*TASK TO CARRY OUT*
Please print exactly the lines below, from the start of the material up to and including the line with "import numpy as np", but none of the pictures.

• • • • • • •

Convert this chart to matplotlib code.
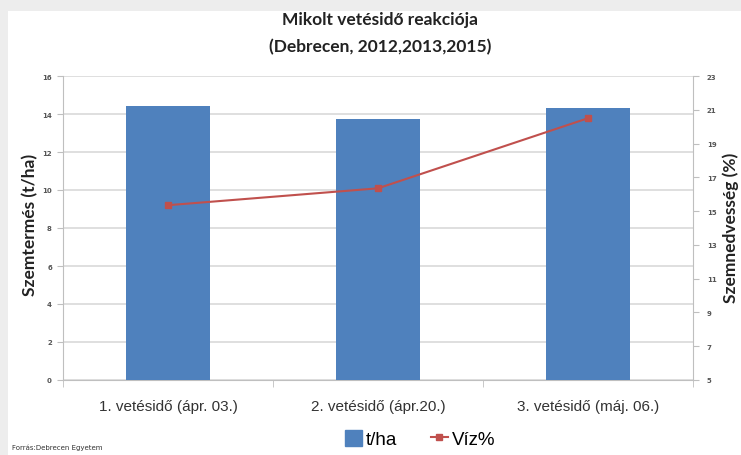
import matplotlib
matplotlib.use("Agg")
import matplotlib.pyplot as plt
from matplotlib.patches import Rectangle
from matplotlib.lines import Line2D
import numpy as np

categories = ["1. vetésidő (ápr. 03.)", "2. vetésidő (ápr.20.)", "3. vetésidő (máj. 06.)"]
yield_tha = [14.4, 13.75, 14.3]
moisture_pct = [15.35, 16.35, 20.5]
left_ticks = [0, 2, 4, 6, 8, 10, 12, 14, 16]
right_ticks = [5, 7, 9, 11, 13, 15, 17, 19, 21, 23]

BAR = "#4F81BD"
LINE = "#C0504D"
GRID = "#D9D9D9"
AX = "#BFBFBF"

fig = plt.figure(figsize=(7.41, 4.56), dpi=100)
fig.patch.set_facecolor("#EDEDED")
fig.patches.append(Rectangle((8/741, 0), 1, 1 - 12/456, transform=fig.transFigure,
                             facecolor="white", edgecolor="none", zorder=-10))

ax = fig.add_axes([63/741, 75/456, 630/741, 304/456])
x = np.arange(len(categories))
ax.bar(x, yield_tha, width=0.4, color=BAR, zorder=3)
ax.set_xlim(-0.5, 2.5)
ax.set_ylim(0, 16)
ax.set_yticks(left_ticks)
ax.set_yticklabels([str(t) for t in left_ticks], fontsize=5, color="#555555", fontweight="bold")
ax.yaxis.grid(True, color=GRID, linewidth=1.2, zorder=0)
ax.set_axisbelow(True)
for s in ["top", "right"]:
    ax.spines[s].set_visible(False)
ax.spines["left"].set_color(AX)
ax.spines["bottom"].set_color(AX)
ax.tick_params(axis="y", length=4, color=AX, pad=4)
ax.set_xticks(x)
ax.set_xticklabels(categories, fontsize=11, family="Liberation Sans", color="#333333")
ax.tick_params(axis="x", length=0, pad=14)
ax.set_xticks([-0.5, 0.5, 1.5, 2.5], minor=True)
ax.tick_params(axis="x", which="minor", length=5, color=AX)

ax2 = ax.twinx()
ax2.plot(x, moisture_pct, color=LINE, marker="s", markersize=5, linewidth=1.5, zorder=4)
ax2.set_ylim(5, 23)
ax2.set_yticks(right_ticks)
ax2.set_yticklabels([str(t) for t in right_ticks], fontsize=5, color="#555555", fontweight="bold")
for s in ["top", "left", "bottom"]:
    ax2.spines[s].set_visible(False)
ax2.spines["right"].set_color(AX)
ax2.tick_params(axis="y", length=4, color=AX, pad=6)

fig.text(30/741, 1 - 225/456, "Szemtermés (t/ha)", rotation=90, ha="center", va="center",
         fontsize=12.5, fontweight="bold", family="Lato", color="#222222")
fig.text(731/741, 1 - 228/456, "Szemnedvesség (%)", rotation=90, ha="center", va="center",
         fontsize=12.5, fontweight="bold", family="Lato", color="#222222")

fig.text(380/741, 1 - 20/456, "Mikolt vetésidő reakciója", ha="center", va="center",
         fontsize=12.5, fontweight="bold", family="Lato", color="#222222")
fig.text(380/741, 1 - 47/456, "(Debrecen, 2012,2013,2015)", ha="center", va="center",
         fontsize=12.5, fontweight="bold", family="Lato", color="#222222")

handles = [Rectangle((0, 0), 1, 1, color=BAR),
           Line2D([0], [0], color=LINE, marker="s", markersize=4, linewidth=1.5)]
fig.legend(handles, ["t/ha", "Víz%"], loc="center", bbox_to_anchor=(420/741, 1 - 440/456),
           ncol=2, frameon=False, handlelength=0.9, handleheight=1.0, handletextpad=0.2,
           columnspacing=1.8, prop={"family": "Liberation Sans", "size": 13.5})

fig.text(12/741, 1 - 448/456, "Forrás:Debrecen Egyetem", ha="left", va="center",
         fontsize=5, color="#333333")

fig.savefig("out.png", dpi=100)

• • • • • • •

*WRITTEN SOLUTION*
Convert this chart to matplotlib code.
import matplotlib
matplotlib.use("Agg")
import matplotlib.pyplot as plt
from matplotlib.patches import Rectangle
from matplotlib.lines import Line2D
import numpy as np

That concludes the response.